Recorded information –

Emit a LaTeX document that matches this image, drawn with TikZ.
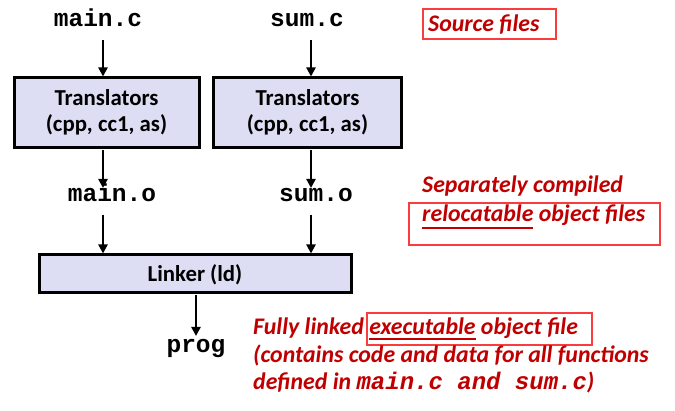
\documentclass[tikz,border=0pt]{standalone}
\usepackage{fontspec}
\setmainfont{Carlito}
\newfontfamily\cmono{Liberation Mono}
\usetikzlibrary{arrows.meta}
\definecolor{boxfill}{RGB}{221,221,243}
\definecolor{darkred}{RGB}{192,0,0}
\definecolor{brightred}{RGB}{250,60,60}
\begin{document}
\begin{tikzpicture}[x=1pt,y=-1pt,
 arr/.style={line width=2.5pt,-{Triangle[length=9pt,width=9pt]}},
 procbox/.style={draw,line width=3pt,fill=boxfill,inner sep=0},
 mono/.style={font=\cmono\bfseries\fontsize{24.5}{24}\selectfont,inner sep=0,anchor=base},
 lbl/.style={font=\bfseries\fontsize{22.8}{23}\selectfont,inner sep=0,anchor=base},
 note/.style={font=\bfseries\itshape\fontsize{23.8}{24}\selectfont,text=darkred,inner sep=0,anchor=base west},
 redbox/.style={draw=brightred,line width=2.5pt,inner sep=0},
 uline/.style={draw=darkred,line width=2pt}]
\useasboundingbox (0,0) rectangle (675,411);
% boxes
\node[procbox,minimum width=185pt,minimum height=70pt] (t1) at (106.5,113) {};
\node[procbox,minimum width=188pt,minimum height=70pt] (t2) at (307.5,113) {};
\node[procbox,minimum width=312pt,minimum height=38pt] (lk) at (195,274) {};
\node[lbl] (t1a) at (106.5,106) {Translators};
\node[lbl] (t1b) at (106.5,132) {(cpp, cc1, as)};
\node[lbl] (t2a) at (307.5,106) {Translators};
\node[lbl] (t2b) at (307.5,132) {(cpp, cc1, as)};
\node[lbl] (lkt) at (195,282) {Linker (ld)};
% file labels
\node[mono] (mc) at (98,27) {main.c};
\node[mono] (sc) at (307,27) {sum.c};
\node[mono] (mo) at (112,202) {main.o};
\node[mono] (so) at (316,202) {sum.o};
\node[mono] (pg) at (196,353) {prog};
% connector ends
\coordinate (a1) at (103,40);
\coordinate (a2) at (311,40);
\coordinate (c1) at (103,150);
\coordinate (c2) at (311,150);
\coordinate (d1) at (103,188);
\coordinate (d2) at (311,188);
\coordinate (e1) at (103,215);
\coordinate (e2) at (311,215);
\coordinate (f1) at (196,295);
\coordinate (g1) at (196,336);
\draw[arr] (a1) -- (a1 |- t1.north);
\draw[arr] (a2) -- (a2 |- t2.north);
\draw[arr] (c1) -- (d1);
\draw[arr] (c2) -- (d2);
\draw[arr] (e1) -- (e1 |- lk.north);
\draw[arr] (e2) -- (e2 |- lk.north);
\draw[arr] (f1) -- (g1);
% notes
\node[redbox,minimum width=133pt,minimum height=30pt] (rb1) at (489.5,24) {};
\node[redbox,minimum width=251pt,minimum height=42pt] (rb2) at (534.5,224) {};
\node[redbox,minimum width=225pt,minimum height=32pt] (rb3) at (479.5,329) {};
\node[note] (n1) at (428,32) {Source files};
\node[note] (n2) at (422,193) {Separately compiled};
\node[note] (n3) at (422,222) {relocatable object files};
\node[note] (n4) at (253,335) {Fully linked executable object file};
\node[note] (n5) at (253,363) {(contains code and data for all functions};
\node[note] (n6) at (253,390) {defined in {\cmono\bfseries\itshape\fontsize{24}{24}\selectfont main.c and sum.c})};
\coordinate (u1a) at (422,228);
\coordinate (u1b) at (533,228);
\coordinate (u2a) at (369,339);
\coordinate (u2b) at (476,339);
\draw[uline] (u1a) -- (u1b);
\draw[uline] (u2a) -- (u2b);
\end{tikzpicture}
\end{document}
* * *
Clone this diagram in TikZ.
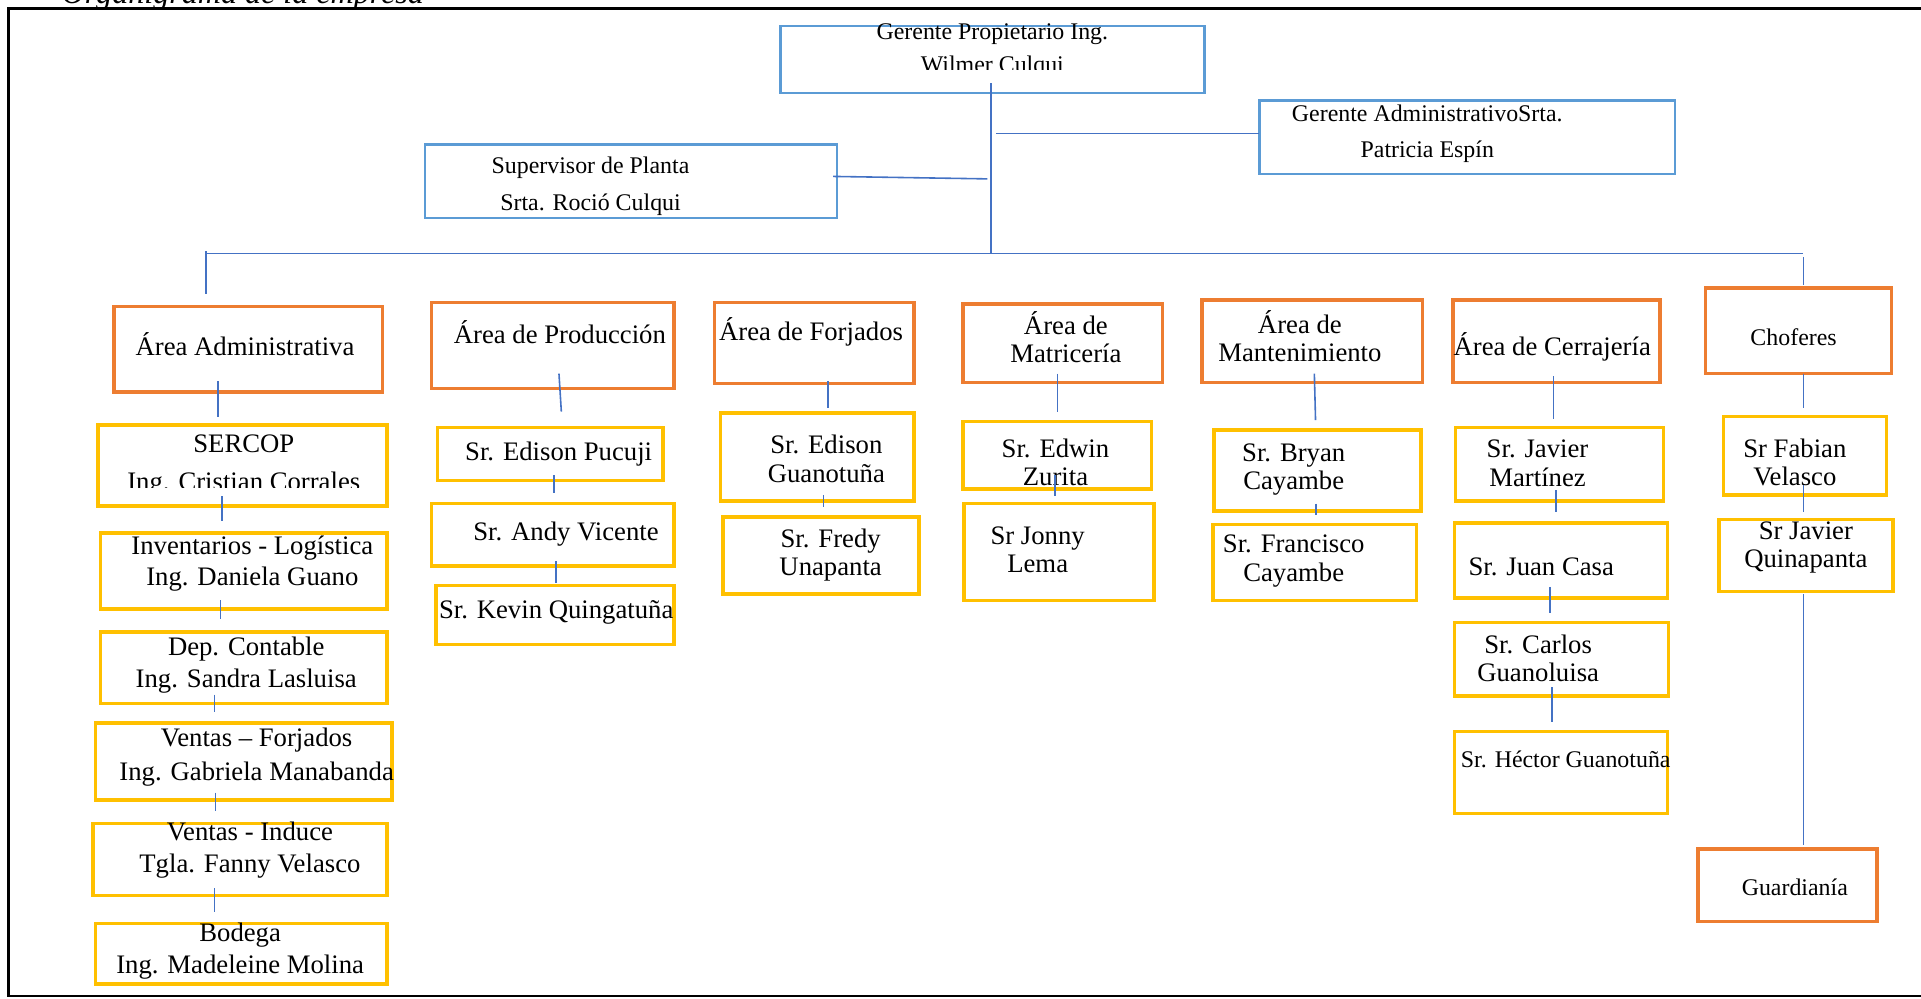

Aim of the exercise –
Find the lines holding "this" and list every one.

Final result –
Emit a LaTeX document that matches this image, drawn with TikZ.
Clone this diagram in TikZ.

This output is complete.